>>>
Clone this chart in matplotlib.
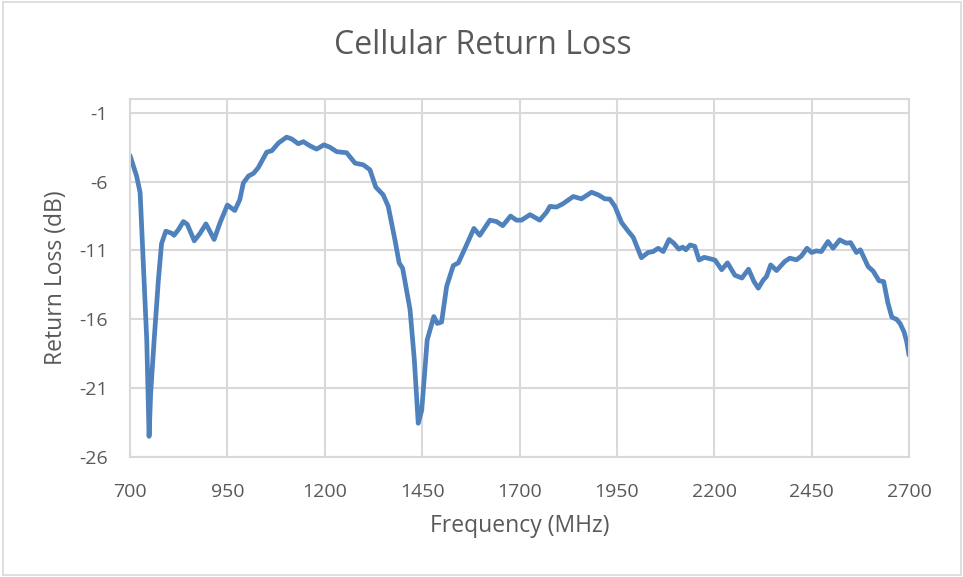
import matplotlib as mpl
mpl.use('Agg')
import numpy as np
import matplotlib.pyplot as plt
from matplotlib.patches import Rectangle

# return loss trace (MHz, dB)
freq_mhz = [700, 717, 726, 734, 743, 749, 753, 762, 773, 781, 792, 807, 813, 824, 837,
            847, 865, 880, 895, 916, 931, 950, 969, 982, 991, 1004, 1017, 1029, 1051, 1064,
            1081, 1102, 1115, 1132, 1145, 1162, 1179, 1198, 1213, 1231, 1256, 1278, 1299,
            1316, 1331, 1350, 1363, 1380, 1391, 1400, 1419, 1430, 1440, 1449, 1463, 1480,
            1489, 1500, 1513, 1530, 1543, 1560, 1583, 1598, 1624, 1641, 1657, 1677, 1692,
            1705, 1727, 1752, 1770, 1778, 1795, 1812, 1838, 1859, 1885, 1902, 1919, 1932,
            1945, 1962, 1979, 1992, 2013, 2030, 2043, 2056, 2069, 2084, 2096, 2109, 2119,
            2127, 2138, 2150, 2161, 2174, 2189, 2202, 2219, 2234, 2253, 2271, 2288, 2302,
            2313, 2326, 2334, 2345, 2360, 2381, 2394, 2411, 2424, 2438, 2450, 2462, 2475,
            2492, 2505, 2522, 2539, 2550, 2565, 2575, 2595, 2608, 2623, 2635, 2646, 2656,
            2668, 2677, 2687, 2694, 2700]
return_loss_db = [-4.1, -5.6, -6.8, -11.9, -17.5, -24.5, -21.4, -17.5, -13.1, -10.5, -9.6,
                  -9.75, -9.9, -9.5, -8.9, -9.1, -10.3, -9.75, -9.07, -10.2, -9.0, -7.7, -8.1,
                  -7.3, -6.1, -5.6, -5.4, -5.0, -3.86, -3.76, -3.2, -2.77, -2.9, -3.25, -3.1,
                  -3.4, -3.64, -3.33, -3.5, -3.83, -3.9, -4.66, -4.78, -5.14, -6.4, -6.96,
                  -7.8, -10.2, -11.9, -12.3, -15.3, -18.95, -23.55, -22.6, -17.5, -15.8,
                  -16.3, -16.2, -13.6, -12.1, -11.9, -10.85, -9.4, -9.9, -8.8, -8.9, -9.2,
                  -8.5, -8.8, -8.8, -8.4, -8.8, -8.2, -7.8, -7.85, -7.6, -7.08, -7.25, -6.77,
                  -6.96, -7.25, -7.27, -7.8, -8.97, -9.6, -10.05, -11.53, -11.15, -11.08,
                  -10.84, -11.08, -10.2, -10.47, -10.9, -10.76, -10.95, -10.6, -10.7, -11.7,
                  -11.5, -11.6, -11.7, -12.4, -11.9, -12.8, -13.0, -12.36, -13.26, -13.74,
                  -13.14, -12.9, -12.05, -12.46, -11.8, -11.56, -11.68, -11.4, -10.84, -11.15,
                  -11.03, -11.08, -10.35, -10.84, -10.23, -10.47, -10.43, -11.15, -10.95,
                  -12.17, -12.5, -13.2, -13.26, -14.83, -15.85, -16.0, -16.3, -16.9, -17.6,
                  -18.6]

x_ticks = [700, 950, 1200, 1450, 1700, 1950, 2200, 2450, 2700]
y_ticks = [-26, -21, -16, -11, -6, -1]

txt = '#595959'
grid = '#d9d9d9'
plt.rcParams['font.family'] = ['Open Sans', 'DejaVu Sans']
plt.rcParams['axes.unicode_minus'] = False

fig = plt.figure(figsize=(9.63, 5.77), dpi=100)
fig.patches.append(Rectangle((3/963, 2/577), 958/963, 573/577, transform=fig.transFigure,
                             fill=False, edgecolor=grid, linewidth=1.2))

ax = fig.add_axes([130/963, 120/577, 779/963, 358/577])
ax.plot(freq_mhz, return_loss_db, color='#4f81bd', linewidth=3.4,
        solid_joinstyle='round', solid_capstyle='round')

ax.set_xlim(700, 2700)
ax.set_ylim(-26, 0)
ax.set_xticks(x_ticks)
ax.set_yticks(y_ticks)
ax.grid(True, color=grid, linewidth=1.5)
ax.set_axisbelow(True)
for s in ax.spines.values():
    s.set_color(grid)
    s.set_linewidth(1.5)
ax.tick_params(length=0, labelsize=14, labelcolor=txt)
ax.tick_params(axis='x', pad=19)
ax.tick_params(axis='y', pad=16)

fig.text(483/963, 1 - 46/577, 'Cellular Return Loss', fontsize=23, color=txt,
         ha='center', va='center')
ax.set_xlabel('Frequency (MHz)', fontsize=16.5, color=txt, labelpad=9)
ax.set_ylabel('Return Loss (dB)', fontsize=16.5, color=txt, labelpad=8)

plt.savefig('out.png', dpi=100)
plt.close()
<<<
**DIRECTIVE:** From the data above, write out everything exactly except the pictures.

**FULL OUTPUT:**
Clone this chart in matplotlib.
import matplotlib as mpl
mpl.use('Agg')
import numpy as np
import matplotlib.pyplot as plt
from matplotlib.patches import Rectangle

# return loss trace (MHz, dB)
freq_mhz = [700, 717, 726, 734, 743, 749, 753, 762, 773, 781, 792, 807, 813, 824, 837,
            847, 865, 880, 895, 916, 931, 950, 969, 982, 991, 1004, 1017, 1029, 1051, 1064,
            1081, 1102, 1115, 1132, 1145, 1162, 1179, 1198, 1213, 1231, 1256, 1278, 1299,
            1316, 1331, 1350, 1363, 1380, 1391, 1400, 1419, 1430, 1440, 1449, 1463, 1480,
            1489, 1500, 1513, 1530, 1543, 1560, 1583, 1598, 1624, 1641, 1657, 1677, 1692,
            1705, 1727, 1752, 1770, 1778, 1795, 1812, 1838, 1859, 1885, 1902, 1919, 1932,
            1945, 1962, 1979, 1992, 2013, 2030, 2043, 2056, 2069, 2084, 2096, 2109, 2119,
            2127, 2138, 2150, 2161, 2174, 2189, 2202, 2219, 2234, 2253, 2271, 2288, 2302,
            2313, 2326, 2334, 2345, 2360, 2381, 2394, 2411, 2424, 2438, 2450, 2462, 2475,
            2492, 2505, 2522, 2539, 2550, 2565, 2575, 2595, 2608, 2623, 2635, 2646, 2656,
            2668, 2677, 2687, 2694, 2700]
return_loss_db = [-4.1, -5.6, -6.8, -11.9, -17.5, -24.5, -21.4, -17.5, -13.1, -10.5, -9.6,
                  -9.75, -9.9, -9.5, -8.9, -9.1, -10.3, -9.75, -9.07, -10.2, -9.0, -7.7, -8.1,
                  -7.3, -6.1, -5.6, -5.4, -5.0, -3.86, -3.76, -3.2, -2.77, -2.9, -3.25, -3.1,
                  -3.4, -3.64, -3.33, -3.5, -3.83, -3.9, -4.66, -4.78, -5.14, -6.4, -6.96,
                  -7.8, -10.2, -11.9, -12.3, -15.3, -18.95, -23.55, -22.6, -17.5, -15.8,
                  -16.3, -16.2, -13.6, -12.1, -11.9, -10.85, -9.4, -9.9, -8.8, -8.9, -9.2,
                  -8.5, -8.8, -8.8, -8.4, -8.8, -8.2, -7.8, -7.85, -7.6, -7.08, -7.25, -6.77,
                  -6.96, -7.25, -7.27, -7.8, -8.97, -9.6, -10.05, -11.53, -11.15, -11.08,
                  -10.84, -11.08, -10.2, -10.47, -10.9, -10.76, -10.95, -10.6, -10.7, -11.7,
                  -11.5, -11.6, -11.7, -12.4, -11.9, -12.8, -13.0, -12.36, -13.26, -13.74,
                  -13.14, -12.9, -12.05, -12.46, -11.8, -11.56, -11.68, -11.4, -10.84, -11.15,
                  -11.03, -11.08, -10.35, -10.84, -10.23, -10.47, -10.43, -11.15, -10.95,
                  -12.17, -12.5, -13.2, -13.26, -14.83, -15.85, -16.0, -16.3, -16.9, -17.6,
                  -18.6]

x_ticks = [700, 950, 1200, 1450, 1700, 1950, 2200, 2450, 2700]
y_ticks = [-26, -21, -16, -11, -6, -1]

txt = '#595959'
grid = '#d9d9d9'
plt.rcParams['font.family'] = ['Open Sans', 'DejaVu Sans']
plt.rcParams['axes.unicode_minus'] = False

fig = plt.figure(figsize=(9.63, 5.77), dpi=100)
fig.patches.append(Rectangle((3/963, 2/577), 958/963, 573/577, transform=fig.transFigure,
                             fill=False, edgecolor=grid, linewidth=1.2))

ax = fig.add_axes([130/963, 120/577, 779/963, 358/577])
ax.plot(freq_mhz, return_loss_db, color='#4f81bd', linewidth=3.4,
        solid_joinstyle='round', solid_capstyle='round')

ax.set_xlim(700, 2700)
ax.set_ylim(-26, 0)
ax.set_xticks(x_ticks)
ax.set_yticks(y_ticks)
ax.grid(True, color=grid, linewidth=1.5)
ax.set_axisbelow(True)
for s in ax.spines.values():
    s.set_color(grid)
    s.set_linewidth(1.5)
ax.tick_params(length=0, labelsize=14, labelcolor=txt)
ax.tick_params(axis='x', pad=19)
ax.tick_params(axis='y', pad=16)

fig.text(483/963, 1 - 46/577, 'Cellular Return Loss', fontsize=23, color=txt,
         ha='center', va='center')
ax.set_xlabel('Frequency (MHz)', fontsize=16.5, color=txt, labelpad=9)
ax.set_ylabel('Return Loss (dB)', fontsize=16.5, color=txt, labelpad=8)

plt.savefig('out.png', dpi=100)
plt.close()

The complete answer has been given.